Schedule 40 PVC has not necessarily been severely limited as Schedule 80 is only required in areas subject to physical damage, which is usually a limited height coming out of the ground along the exterior wall of a building (Articles 300.5 (4) and 352.12(C)), for example, or in a parking garage or up along a pole. Subject to physical damage areas are where a car or lawnmower or something will impact the conduit. The uses not permitted for RNC for areas subject to physical damage unless identified for such use has been around for quite awhile and Schedule 80 has always been permitted for areas subject to physical damage. This is nothing new.
PVC conduit and fittings have been listed since the 1960's. Schedule 80 has a thicker wall than Schedule 40. They both have the same OD but different ID's and thus a different wirefill. The fittings are either over or under the conduit anyways, so even if they are impacted, the conduit is still there to provide the impact protection.

The last sentance is true for couplings and conectors but I would not think so for an LB. what are other peoples thoughts? Can anyone find a Schedule 80 LB? ​


----------



## Magnettica (Jan 23, 2007)

We did the service today. I'm just labeling the circuits now. So what do you think?


----------



## user4818 (Jan 15, 2009)

Magnettica said:


> We did the service today. I'm just labeling the circuits now. So what do you think?


No intersystem bonding termination?


----------



## Magnettica (Jan 23, 2007)

Peter D said:


> No intersystem bonding termination?


Good eyes! 


I've actually been doing quite a few services/ panel changes lately and I was out of them. I have to go back on Monday to do a few more things in the basement so I'll install it then. Just beat the rain today too.


----------



## B4T (Feb 10, 2009)

Job came out really nice.. :thumbsup:


----------



## Shockdoc (Mar 4, 2010)

That's sump pump piping ? Looks more like the sewer vent line. I'd hate to see the size of that pump if that's for a sump.


----------



## Magnettica (Jan 23, 2007)

Shockdoc said:


> That's sump pump piping ? Looks more like the sewer vent line. I'd hate to see the size of that pump if that's for a sump.

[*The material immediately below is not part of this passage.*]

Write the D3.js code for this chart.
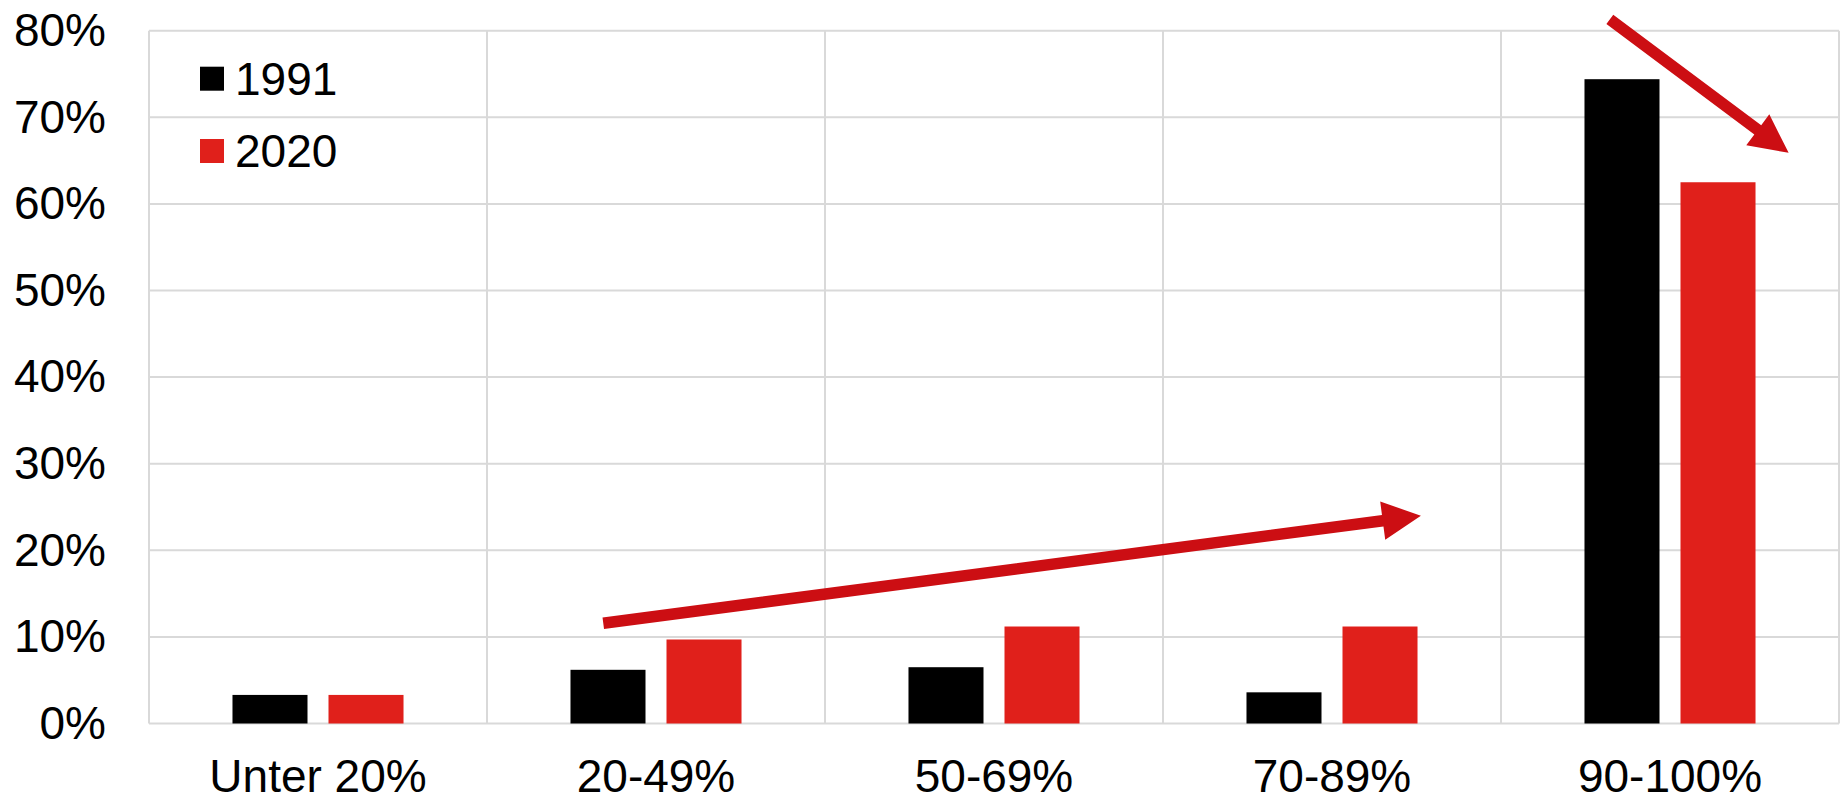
<!DOCTYPE html>
<html>
<head>
<meta charset="utf-8">
<script src="https://cdn.jsdelivr.net/npm/d3@7"></script>
<style>
  html, body { margin: 0; padding: 0; background: #ffffff; }
  svg { display: block; font-family: "Liberation Sans", Arial, sans-serif; }
</style>
</head>
<body>
<svg id="chart" width="1847" height="801"></svg>
<script>
// ---- Data ----
const categories = ["Unter 20%", "20-49%", "50-69%", "70-89%", "90-100%"];
const seriesNames = ["1991", "2020"];
const values1991 = [0.033, 0.062, 0.065, 0.036, 0.744];
const values2020 = [0.033, 0.097, 0.112, 0.112, 0.625];
const seriesColors = ["#000000", "#e0201b"];
const yTicks = [0, 0.1, 0.2, 0.3, 0.4, 0.5, 0.6, 0.7, 0.8];
const yTickLabels = ["0%", "10%", "20%", "30%", "40%", "50%", "60%", "70%", "80%"];
// Annotation arrows: [category, fraction across category, value]
const arrowFrom = [["20-49%", 0.344, 0.1157], ["90-100%", 0.322, 0.813]];
const arrowTo   = [["70-89%", 0.763, 0.240], ["90-100%", 0.851, 0.659]];
const arrowColor = "#cc0e13";

// ---- Layout ----
const W = 1847, H = 801;
const margin = { top: 30.7, right: 8, bottom: 77.5, left: 149 };
const svg = d3.select("#chart");
const plotW = W - margin.left - margin.right;
const plotH = H - margin.top - margin.bottom;
const g = svg.append("g").attr("transform", `translate(${margin.left},${margin.top})`);

const x = d3.scaleBand().domain(categories).range([0, plotW]).padding(0);
const xs = d3.scaleBand().domain(seriesNames)
  .range([x.bandwidth() * 0.247, x.bandwidth() * 0.753])
  .paddingInner(0.21875).paddingOuter(0);
const y = d3.scaleLinear().domain([0, 0.8]).range([plotH, 0]);

const gridColor = "#d9d9d9";

// horizontal gridlines
g.append("g").selectAll("line").data(yTicks).join("line")
  .attr("x1", 0).attr("x2", plotW)
  .attr("y1", d => y(d)).attr("y2", d => y(d))
  .attr("stroke", gridColor).attr("stroke-width", 2);

// vertical gridlines (category boundaries)
const bounds = categories.map(c => x(c)).concat([plotW]);
g.append("g").selectAll("line").data(bounds).join("line")
  .attr("x1", d => d).attr("x2", d => d)
  .attr("y1", 0).attr("y2", plotH)
  .attr("stroke", gridColor).attr("stroke-width", 2);

// y axis labels
const yAxis = d3.axisLeft(y).tickValues(yTicks).tickFormat((d, i) => yTickLabels[i]).tickSize(0).tickPadding(43);
const ya = g.append("g").call(yAxis);
ya.select(".domain").remove();
ya.selectAll("text").attr("font-size", 46).attr("fill", "#000")
  .attr("font-family", '"Liberation Sans", Arial, sans-serif');

// x axis labels
const xAxis = d3.axisBottom(x).tickSize(0).tickPadding(36);
const xa = g.append("g").attr("transform", `translate(0,${plotH})`).call(xAxis);
xa.select(".domain").remove();
xa.selectAll("text").attr("font-size", 46).attr("fill", "#000")
  .attr("font-family", '"Liberation Sans", Arial, sans-serif');

// bars
const seriesValues = [values1991, values2020];
seriesNames.forEach((s, si) => {
  g.append("g").selectAll("rect").data(categories).join("rect")
    .attr("x", (c) => x(c) + xs(s))
    .attr("width", xs.bandwidth())
    .attr("y", (c, i) => y(seriesValues[si][i]))
    .attr("height", (c, i) => plotH - y(seriesValues[si][i]))
    .attr("fill", seriesColors[si]);
});

// legend
const legend = g.append("g").attr("transform", "translate(51,0)");
seriesNames.forEach((s, i) => {
  const cy = 48 + i * 72.3;
  legend.append("rect").attr("x", 0).attr("y", cy - 12).attr("width", 24).attr("height", 24)
    .attr("fill", seriesColors[i]);
  legend.append("text").attr("x", 35).attr("y", cy).attr("dy", "0.35em")
    .attr("font-size", 46).attr("fill", "#000").text(s);
});

// arrows
function px(p) { return [x(p[0]) + p[1] * x.bandwidth(), y(p[2])]; }
const shaftW = 11.5, headL = 38.5, headW = 38.5;
arrowFrom.forEach((f, i) => {
  const [x0, y0] = px(f), [x1, y1] = px(arrowTo[i]);
  const dx = x1 - x0, dy = y1 - y0, len = Math.hypot(dx, dy);
  const ux = dx / len, uy = dy / len, nx = -uy, ny = ux;
  const bx = x1 - ux * headL, by = y1 - uy * headL;
  const pts = [
    [x0 + nx * shaftW / 2, y0 + ny * shaftW / 2],
    [bx + nx * shaftW / 2, by + ny * shaftW / 2],
    [bx + nx * headW / 2, by + ny * headW / 2],
    [x1, y1],
    [bx - nx * headW / 2, by - ny * headW / 2],
    [bx - nx * shaftW / 2, by - ny * shaftW / 2],
    [x0 - nx * shaftW / 2, y0 - ny * shaftW / 2]
  ];
  g.append("path").attr("d", d3.line()(pts) + "Z").attr("fill", arrowColor);
});
</script>
</body>
</html>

Low water table here. My uncle said he hardly needed a hammer to get the ground rods in. Basement had water all over the place but I don't think the pump was working before I disconnected the power. Port Reading, NJ.


----------



## BIGRED (Jan 22, 2007)

Clean and neat, nice! :thumbsup:


----------



## Magnettica (Jan 23, 2007)

Bonding bridge.


----------



## Jsmit319 (Sep 23, 2010)

What did you do for grounding/bonding? I'm not seeing anything obvious....:nerd:


----------



## NevadaBoy (May 4, 2009)

It turned out pretty nice.

What size is that riser? It looks small. Our local requires 2" IMC/RMC on all service changes and new installs. Overkill on a 125A service.
I'm not a big fan of the buried condulet, the mc work, or the flush panel covers. But I understand the cost and time restrictions with overhead service changes. It's interested seeing the different techniques and materials used in different regions. I understand that style of service is standard in the eastern region. I've yet to see that style of service entrance. Or SE cable.


----------



## Magnettica (Jan 23, 2007)

Jsmit319 said:


> What did you do for grounding/bonding? I'm not seeing anything obvious....:nerd:


Well, the riser is 150 amps. We used 2/0 aluminum this time and SE cable sleeved through the schedule 80 PVC for physical protection of the cable. 250.66 requires a #6 stranded and insulated copper conductor to the water main. From there we bond the supply side to the owner side and jump out to the two ground rods on the other side of the house to a lawn where they are more easily driven into the ground.


----------